By Jack Fegreus
—Neither Moore's Law—processing price/performance doubles every 18 months—nor Shugart's Law—magnetic storage price/bit halves every 18 months—shows any sign of being repealed in the foreseeable future. Meanwhile, IT budgets for capital and operational expenses are experiencing a modest 3% overall growth, leaving IT administrators to leverage Moore's and Shugart's Laws to gain operational cost savings.
Storage is often a key resource targeted for cost cutting. To successfully wring out cost savings, it's imperative that application workloads be separated from infrastructure resources through virtualization. That's the only way to minimize the risk of negatively impacting mission-critical applications, while optimizing the underlying infrastructure.
For storage, the process of separating a logical representation of a resource from its physical implementation starts with the adoption of a SAN, which is necessary to turn storage into a self-managing resource that scales without disruption. A SAN is far from sufficient, however, to guarantee success. Given that the Gartner IT consulting firm estimates that storage is 3x to 5x more costly per gigabyte to manage than to acquire, the easy way to garner the required cost savings is to reduce management costs by making significant changes in the way that storage is managed.
This is particularly important when dealing with structured and semi-structured data on which applications such as ERP and e-mail are built. These key production systems have inherent scalability and performance limitations that require both optimally configured storage and optimally organized data. Automating either optimization process has the potential to generate substantial management savings.
Getting to that level of automated storage management has required running a sophisticated and costly information lifecycle management (ILM) application on top of the SAN. To eliminate the need for separate ILM software and create a SAN environment with a high level of automated storage management, Compellent has radically restructured the way storage is virtualized in a SAN. While traditional SAN software virtualizes storage based on disk partitions, Compellent's Storage Center virtualizes storage based on disk blocks.

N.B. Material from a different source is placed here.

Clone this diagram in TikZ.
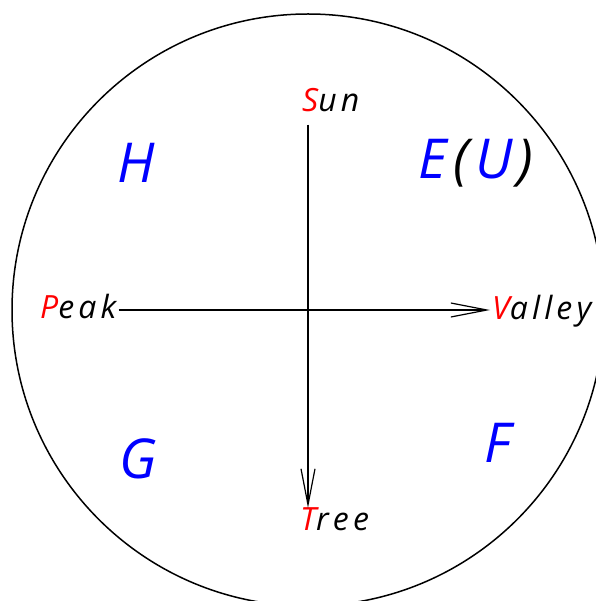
\documentclass[tikz,border=0pt]{standalone}
\usepackage{fontspec}
\setmainfont{Open Sans}
\usetikzlibrary{arrows.meta}
\definecolor{myred}{RGB}{255,0,0}
\definecolor{myblue}{RGB}{0,0,255}
\tikzset{
  lbl/.style={font=\fontsize{32}{36}\selectfont\itshape\addfontfeatures{LetterSpace=13}, inner sep=2pt, anchor=base west},
  big/.style={font=\fontsize{55}{60}\selectfont\itshape, text=myblue, inner sep=0pt, anchor=base west},
  axis/.style={line width=1.4pt, -{Straight Barb[length=36pt,width=14pt,line width=1.2pt]}},
}
\begin{document}
\begin{tikzpicture}[x=1pt,y=-1pt]
\useasboundingbox (0,0) rectangle (595,601);
\draw[line width=1.5pt] (308,310) circle[radius=296];
\node[lbl] (sun) at (300,112) {\textcolor{myred}{S}un};
\node[lbl] (tree) at (298,530) {\textcolor{myred}{T}ree};
\node[lbl] (peak) at (38,318) {\textcolor{myred}{P}eak};
\node[lbl] (valley) at (490,319) {\textcolor{myred}{V}alley};
\node[big] (h) at (117,183) {H};
\node[big] (eu) at (418,179) {E\hspace{7pt}\textcolor{black}{(}\hspace{6pt}U\hspace{5pt}\textcolor{black}{)}};
\node[big] (g) at (119,478) {G};
\node[big] (f) at (484,462) {F};
\coordinate (vt) at (308,125);
\coordinate (vb) at (308,497);
\coordinate (hl) at (122,310);
\coordinate (hr) at (491,310);
\draw[axis, shorten <=10pt, shorten >=-3pt] (sun.south -| vt) -- (tree.north -| vb);
\draw[axis] (peak.east |- hl) -- (valley.west |- hr);
\end{tikzpicture}
\end{document}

Unlike most intelligent SAN storage arrays, the Storage Center is sold as a complete modular SAN solution and not as a single component. The reason for this is rooted in the product's value proposition. The Storage Center significantly reduces SAN total cost of ownership by obliterating a surprising number of storage management issues and tasks. To achieve this goal, Compellent seized upon the notion of virtualizing the most fundamental element of storage: the data block.
All SAN virtualization software presents host systems with virtualized logical disks. With traditional SAN software, that process starts with a SAN administrator combining physical disks into RAID volumes, partitioning those volumes, and then virtualizing the partitions into logical disks. Driving all of the rich functionality of the Compellent software, however, is the sophisticated construct of a Dynamic Block Architecture. Using the Storage Center, virtualization does not begin at the level of a partition, but at the level of a logical block.
All of the disk blocks associated with all of the drives within a SAN are abstracted into a logical space of storage blocks, which can be larger than the physical space. Compellent accomplishes this through the aid of a rich collection of metadata. Each logical disk block is associated with a collection of tags that represent notions that are normally associated with file-level and volume-level data constructs.
File-oriented metadata for disk blocks includes such notions as data type, and time stamps for creation, last access, and modification.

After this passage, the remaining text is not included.